The group — including gay rights leaders, a Catholic priest and eight veterans discharged for breaking the ban on openly gay and lesbian troops — were arrested Nov. 15 and previously declined to plead guilty to violating the orders of a federal law enforcement officer. The charge carries a maximum six-month jail sentence.
It’s the first time since at least 2006 that protesters have faced the charge, according to Bill Miller, a spokesman for the U.S. Attorney’s Office for the District of Columbia.
Mark Goldstone, the group’s attorney, said his research suggests it’s the first time prosecutors have ever used the charge against protesters at federal sites anywhere in the District.
“Of all the locations to get arrested at in D.C., one would think that the White House location would be where you’re most likely to get prosecuted,” but prosecutors are more likely to press charges against protesters outside the Capitol or Supreme Court, Goldstone said Thursday.
While not unusual, arresting protesters for chaining themselves to the White House fence is not as common as other First Amendment exercises on federal property in the District, according to the U.S. Park Police. Protesters are more commonly charged with violating regulations pertaining to the area, number of participants, and size of signs used in demonstrations, according to Sgt. David Schlosser, a Park Police spokesman.
Mara Boyd, 29, one of the protesters appearing in court on Friday, was discharged by the Air Force in 2003 for violating the gay ban. She said she chained herself to the White House in November “to apply some pressure” on lawmakers and Obama to end the policy.
“I was tired of empty promises and delays and politicians - including our president - telling me and other gay veterans and service members to just wait your turn, that other things are more pressing,” Boyd said Thursday.
President Obama signed legislation in December that will end the ban on gays in the military after the Pentagon trains the force on changes in personnel policy and after Obama, Defense Secretary Robert M. Gates and Joint Chiefs of Staff Chairman Adm. Mike Mullen certify in writing that the military is ready to proceed. Neither the White House nor Pentagon has said when that might occur.

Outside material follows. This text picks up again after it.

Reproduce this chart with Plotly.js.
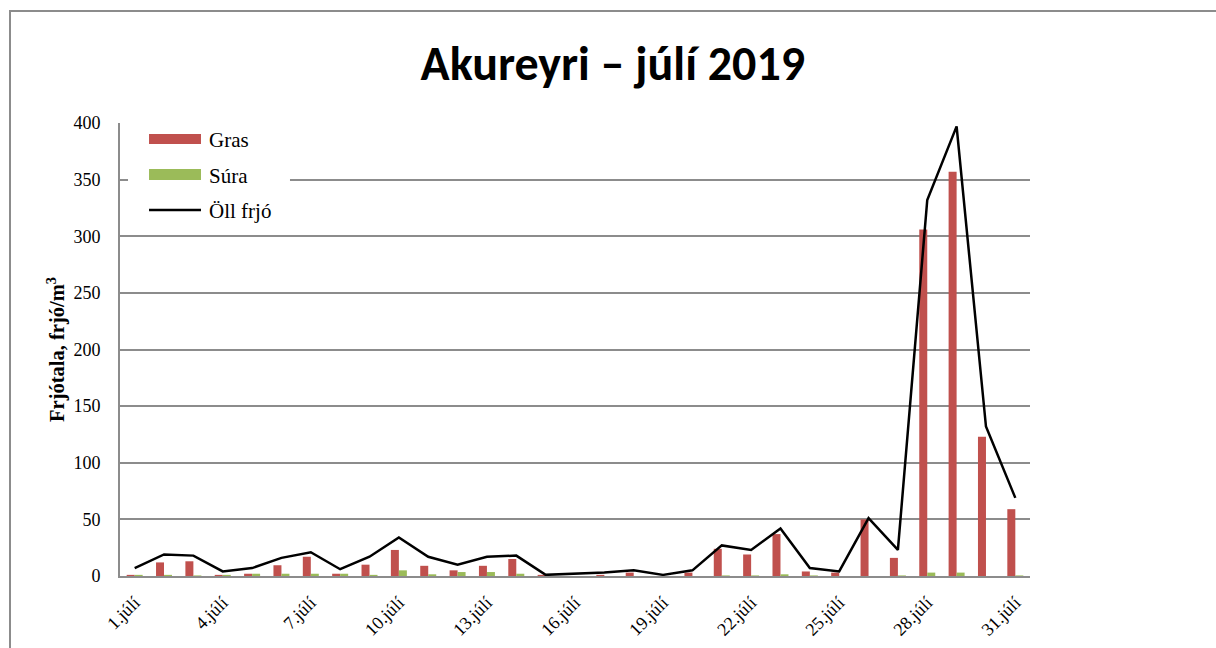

Commanders, chaplains and other officials last month began receiving instructions on the changes and are now training the rank and file stationed around the world, according to the Pentagon. Most of the training is expected to be completed by June.
Gay rights activists worry however that commanders opposed to ending “don’t ask, don’t tell” may attempt to subvert it by using other disciplinary methods against people they suspect are gay. They point to the case of a 21-year old Navy sailor stationed near Charleston, S.C. who is contesting plans to discharge him for dereliction of duty after he was found asleep in bed with another male sailor.
Once the law takes effect, the military will permit troops discharged for violating the ban to reenlist. Boyd plans to do so “As soon as I can walk into a recruiting office.”
“I want to finish serving my country,” she said.